Now I’m no expert on love, but I really did love him.  You know why I know this to be truth?  Because with every ounce of me, I want him to be happy.  His happiness is what matters to me even though I’m not the one that he’s chosen to make him happy.  This may sound ridiculous to some of you and truthfully it would have sounded such to me up until a year ago; however, life has taught me so many lessons and can only be understood by truly loving another. 

For most (if not all) of my 7-year crush/love/infatuation with that boy, I thought that I was C.R.A.Z.Y.  I felt foolish and devastatingly sad, and the photos from a large portion of those days is evidence (to me, especially) that I just wasn’t quite myself.  Those days painted me with regrets and heartache but I can see how bittersweet they really were.  “Bitter” because of the pain and anguish I felt- literally- and “Sweet” because of the experience and understanding that was gained.

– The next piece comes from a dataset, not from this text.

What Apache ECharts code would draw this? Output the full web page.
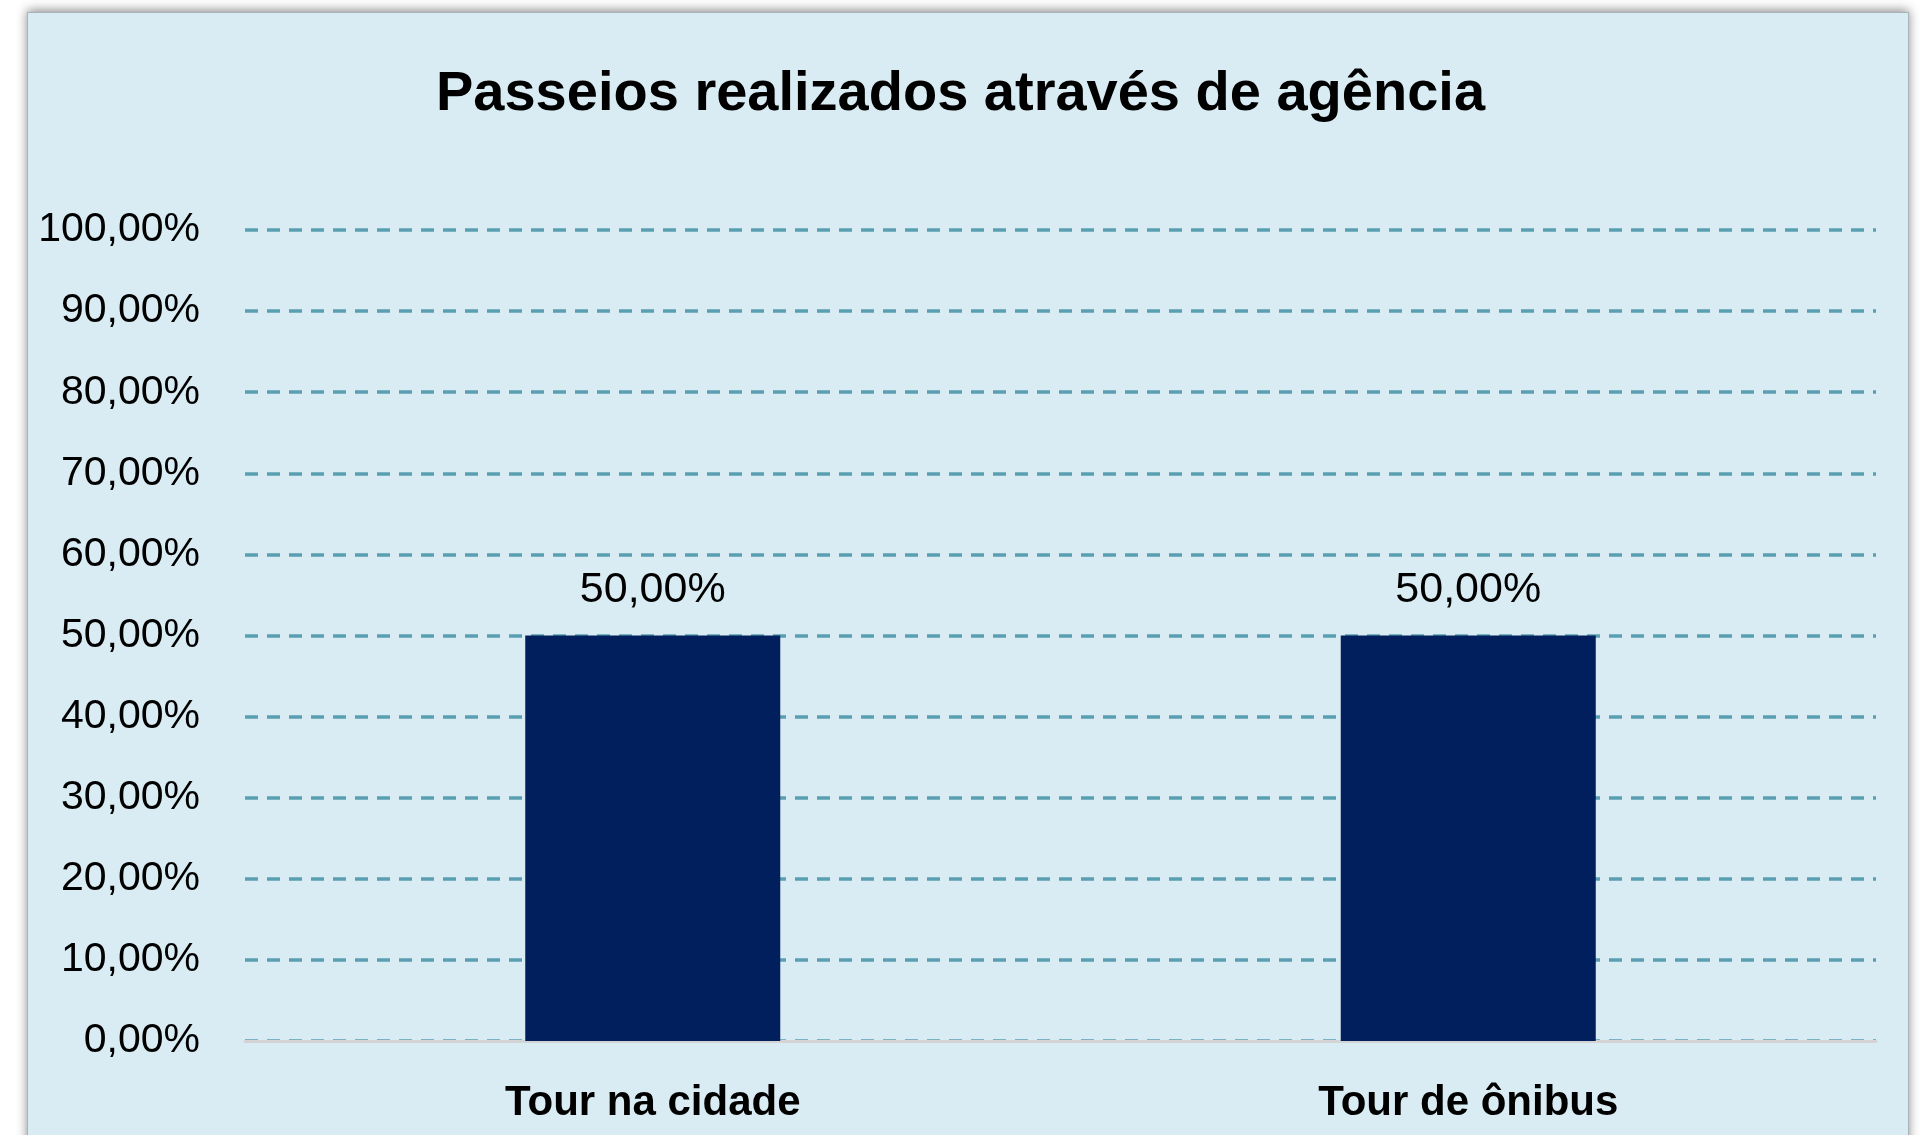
<!DOCTYPE html>
<html>
<head>
<meta charset="utf-8">
<script src="https://cdn.jsdelivr.net/npm/echarts@6/dist/echarts.min.js"></script>
<style>
  html, body { margin: 0; padding: 0; background: #ffffff; overflow: hidden; }
  #panel {
    position: absolute;
    left: 27px;
    top: 12px;
    width: 1880px;
    height: 1160px;
    background: #daecf3;
    border: 1px solid #a9b4b8;
    box-shadow: 0 -2px 10px rgba(0, 0, 0, 0.45);
  }
  #chart {
    position: absolute;
    left: 0;
    top: 0;
    width: 1921px;
    height: 1135px;
  }
</style>
</head>
<body>
<div id="panel"></div>
<div id="chart"></div>
<script>
// dados do gráfico
var categorias = ["Tour na cidade", "Tour de ônibus"];
var valores = [50, 50];
var eixoMin = 0;
var eixoMax = 100;
var eixoPasso = 10;

var fonte = "'Liberation Sans', Arial, sans-serif";

function formataPct(v) {
  return Number(v).toFixed(2).replace(".", ",") + "%";
}

var myChart = echarts.init(document.getElementById("chart"));
var option = {
  backgroundColor: "transparent",
  title: {
    text: "Passeios realizados através de agência",
    left: "center",
    top: 62,
    textStyle: {
      fontFamily: fonte,
      fontSize: 56,
      fontWeight: "bold",
      color: "#000000"
    }
  },
  grid: {
    left: 245,
    right: 45,
    top: 230,
    bottom: 94,
    containLabel: false
  },
  xAxis: {
    type: "category",
    data: categorias,
    axisLine: { show: true, lineStyle: { color: "#d4d4d4", width: 3 } },
    axisTick: { show: false },
    axisLabel: {
      margin: 41,
      fontFamily: fonte,
      fontSize: 42,
      fontWeight: "bold",
      color: "#000000"
    }
  },
  yAxis: {
    type: "value",
    min: eixoMin,
    max: eixoMax,
    interval: eixoPasso,
    axisLine: { show: false },
    axisTick: { show: false },
    axisLabel: {
      margin: 45,
      fontFamily: fonte,
      fontSize: 41,
      color: "#000000",
      formatter: formataPct
    },
    splitLine: {
      show: true,
      lineStyle: { color: "#5a9fb1", width: 3.5, type: [13, 9] }
    }
  },
  series: [
    {
      type: "bar",
      data: valores,
      barWidth: 255,
      itemStyle: { color: "#001f5c" },
      label: {
        show: true,
        position: "top",
        distance: 24,
        fontFamily: fonte,
        fontSize: 43,
        color: "#000000",
        formatter: function (p) { return formataPct(p.value); }
      }
    }
  ]
};
myChart.setOption(option);
window.addEventListener("resize", function () {
  myChart.resize();
});
</script>
</body>
</html>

May I add something else here before ending this post?  (Thank you.)  As I acknowledged, I have loved before. But this love I experienced was filled with a lot of hurt- before the acceptance & appreciation set in.  See, this love may (or may not have been) one-sided, and therefore, there’s  a lot about love that I fail to understand.  For instance, I don’t know if I whole-heartedly believe that Sometimes it Last in Love…at least for me.  This is my new ‘bitter’ that is looking for his ‘sweet’.  Like all bittersweet recognitions, only time will tell.